Décideurs. Est-il possible de mettre en place une stratégie de développement à long terme lorsque vous avez pour principal actionnaire un fonds dont l’horizon d’investissement est de 3 à 7 ans ?

Ce n’est pas leur objectif. Les fonds souhaitent en priorité réaliser une plus-value et sortir à moyen terme. Cette stratégie a le mérite de la clarté. Compte tenu de la valorisation de l’entreprise, repartir avec un autre fonds d’investissement était difficilement envisageable. Il aurait fallu pour cela s’endetter de manière importante. Je craignais également qu’avec un nouveau fonds, il aurait fallu recourir à une gestion très serrée pour amortir son investissement. Or, ce n’était pas notre but. Avec Ecolab nous avons noué une excellente relation, ils respectent l’entreprise et comptent sur nous. Le secteur de la santé est devenu un axe de développement majeur pour eux.

La poursuite de notre politique de croissance externe est l’une de nos priorités

 

DécideursQu’attendez-vous d’Ecolab, votre nouvel actionnaire ?

Avec 14 milliards de dollars de chiffre d’affaires, Ecolab se positionne comme l’un des acteurs très puissants des technologies et services de l'eau, de l'hygiène et de l'énergie.

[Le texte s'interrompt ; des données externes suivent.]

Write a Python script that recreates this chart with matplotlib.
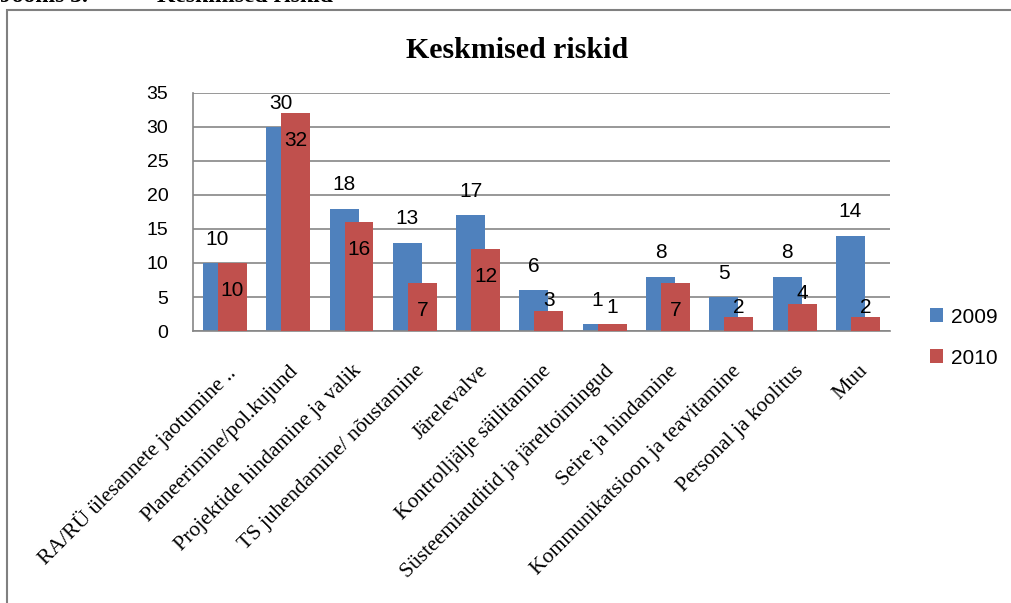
import numpy as np
import matplotlib.pyplot as plt
from matplotlib.patches import Rectangle

# Andmed
kategooriad = ["RA/RÜ ülesannete jaotumine ..",
               "Planeerimine/pol.kujund",
               "Projektide hindamine ja valik",
               "TS juhendamine/ nõustamine",
               "Järelevalve",
               "Kontrolljälje säilitamine",
               "Süsteemiauditid ja järeltoimingud",
               "Seire ja hindamine",
               "Kommunikatsioon ja teavitamine",
               "Personal ja koolitus",
               "Muu"]
riskid_2009 = [10, 30, 18, 13, 17, 6, 1, 8, 5, 8, 14]
riskid_2010 = [10, 32, 16, 7, 12, 3, 1, 7, 2, 4, 2]
aastad = ["2009", "2010"]

sinine = "#4F81BD"
punane = "#C0504D"
hall = "#868686"

fig = plt.figure(figsize=(10.12, 6.03), dpi=100)
ax = fig.add_axes([0.191, 0.451, 0.688, 0.395])

x = np.arange(len(kategooriad))
laius = 0.457
nihe = 0.118
ax.bar(x - nihe, riskid_2009, laius, color=sinine, label=aastad[0], zorder=2)
ax.bar(x + nihe, riskid_2010, laius, color=punane, label=aastad[1], zorder=3)

# Väärtuste sildid
for i in range(len(x)):
    ax.text(x[i] - nihe, riskid_2009[i] + 3.5, str(riskid_2009[i]),
            ha="center", va="center", fontsize=15, family="Liberation Sans", zorder=4)
    v = riskid_2010[i]
    y = v - 4 if v >= 7 else max(v + 1.5, 3.5)
    ax.text(x[i] + nihe, y, str(v), ha="center", va="center",
            fontsize=15, family="Liberation Sans", zorder=4)

ax.set_xlim(-0.5, 10.5)
ax.set_ylim(0, 35)
ax.set_yticks(np.arange(0, 36, 5))
ax.yaxis.grid(True, color=hall, linewidth=1.2, zorder=0)
ax.set_axisbelow(True)
for s in ["top", "right"]:
    ax.spines[s].set_visible(False)
for s in ["left", "bottom"]:
    ax.spines[s].set_color(hall)
    ax.spines[s].set_linewidth(1.2)
ax.tick_params(axis="y", length=0, pad=18, labelsize=14)
ax.tick_params(axis="x", length=0, pad=22)
for t in ax.get_yticklabels():
    t.set_family("Liberation Sans")

ax.set_xticks(x)
ax.set_xticklabels(kategooriad, rotation=45, ha="right", va="top",
                   rotation_mode="anchor", family="Liberation Serif", fontsize=15.6)

fig.text(0.511, 0.917, "Keskmised riskid", ha="center", va="center",
         fontsize=21.5, fontweight="bold", family="Liberation Serif")

# Ülemine lõigatud pealkiri
fig.text(0.0, 0.997, "Joonis 3.", ha="left", va="baseline",
         fontsize=17, fontweight="bold", family="Liberation Serif")
fig.text(0.155, 0.997, "Keskmised riskid", ha="left", va="baseline",
         fontsize=17, fontweight="bold", family="Liberation Serif")

# Raam
fig.patches.append(Rectangle((7 / 1012, -0.1), 1.2, 1 - 10 / 603 + 0.1,
                             transform=fig.transFigure, fill=False,
                             edgecolor="#808080", linewidth=1.5))

ax.legend(loc="center left", bbox_to_anchor=(0.9, 0.44),
          bbox_transform=fig.transFigure, frameon=False,
          prop={"family": "Liberation Sans", "size": 15},
          handlelength=0.65, handleheight=0.65, handletextpad=0.4,
          labelspacing=1.05)

fig.savefig("out.png", dpi=100)
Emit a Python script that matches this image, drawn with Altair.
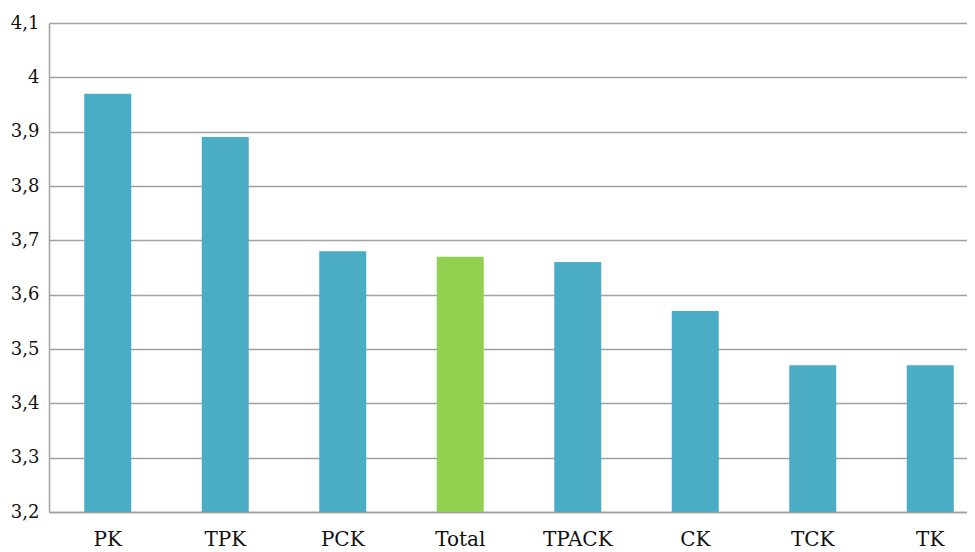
import altair as alt
import pandas as pd

categories = ["PK", "TPK", "PCK", "Total", "TPACK", "CK", "TCK", "TK"]
values = [3.97, 3.89, 3.68, 3.67, 3.66, 3.57, 3.47, 3.47]
colors = ["#4BACC6", "#4BACC6", "#4BACC6", "#92D050", "#4BACC6", "#4BACC6", "#4BACC6", "#4BACC6"]
y_ticks = [3.2, 3.3, 3.4, 3.5, 3.6, 3.7, 3.8, 3.9, 4.0, 4.1]

df = pd.DataFrame({"cat": categories, "val": values, "color": colors})

font = "DejaVu Serif"

chart = alt.Chart(df).mark_bar(clip=True).encode(
    x=alt.X("cat:N", sort=categories, title=None,
            scale=alt.Scale(paddingInner=0.6, paddingOuter=0.3, range=[0, 940]),
            axis=alt.Axis(labelAngle=0, ticks=False, domainColor="#A0A0A0", domainWidth=1.5,
                          labelFont=font, labelFontSize=20, labelColor="#111111",
                          labelPadding=17, grid=False)),
    y=alt.Y("val:Q", title=None,
            scale=alt.Scale(domain=[3.2, 4.1], zero=False, nice=False),
            axis=alt.Axis(values=y_ticks, ticks=False, domainColor="#A0A0A0", domainWidth=1.5,
                          gridColor="#A0A0A0", gridWidth=1.5,
                          labelExpr="replace(format(datum.value, '.1~f'), '.', ',')",
                          labelFont=font, labelFontSize=18, labelColor="#111111",
                          labelPadding=10)),
    color=alt.Color("color:N", scale=None),
).properties(
    width=918, height=489,
    autosize=alt.AutoSizeParams(type="none"),
    padding={"left": 41, "top": 15, "right": 0, "bottom": 44},
).configure_view(stroke=None)

chart.save("out.html", embed_options={"renderer": "svg", "actions": False})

Jusqu’à présent, la société était très présente en France sur le secteur de l’agro-alimentaire, de l’hôtellerie et de la restauration mais assez peu sur celui de la santé. Pour s’y développer, elle a donc créé une branche autonome « healthcare » et compte s’appuyer sur nous. Dans plusieurs grand pays (Chine, Émirats arabes unis, Brésil…) la firme américaine dispose d’une usine, d’un département regulatory, des infrastructures ou d’une logistique très puissante. L’idée est de nous permettre de disposer de ces différentes plates-formes pour développer notre activité. Cela correspond aussi à notre désir de pouvoir produire localement : une stratégie qui nous permet d’être plus réactifs et d’éviter les taxes à l’importation, les pays étant de plus en plus protectionnistes.

 

Décideurs. Depuis 2013, des opérations de croissance externe vous ont permis d’accélérer votre développement en France (Hysis Medical) et à l’étranger (Brésil, Espagne, Turquie). Cette stratégie va-t-elle se poursuivre ?

La poursuite de notre politique de croissance externe (Chine, Amérique du Sud, Asie, Moyen-Orient) est l’une de nos priorités. La santé représente pour l’instant 700 millions d’euros de chiffre d’affaires pour le groupe Ecolab. Pour y parvenir, nous avons conscience que la croissance organique ne suffira peut-être pas.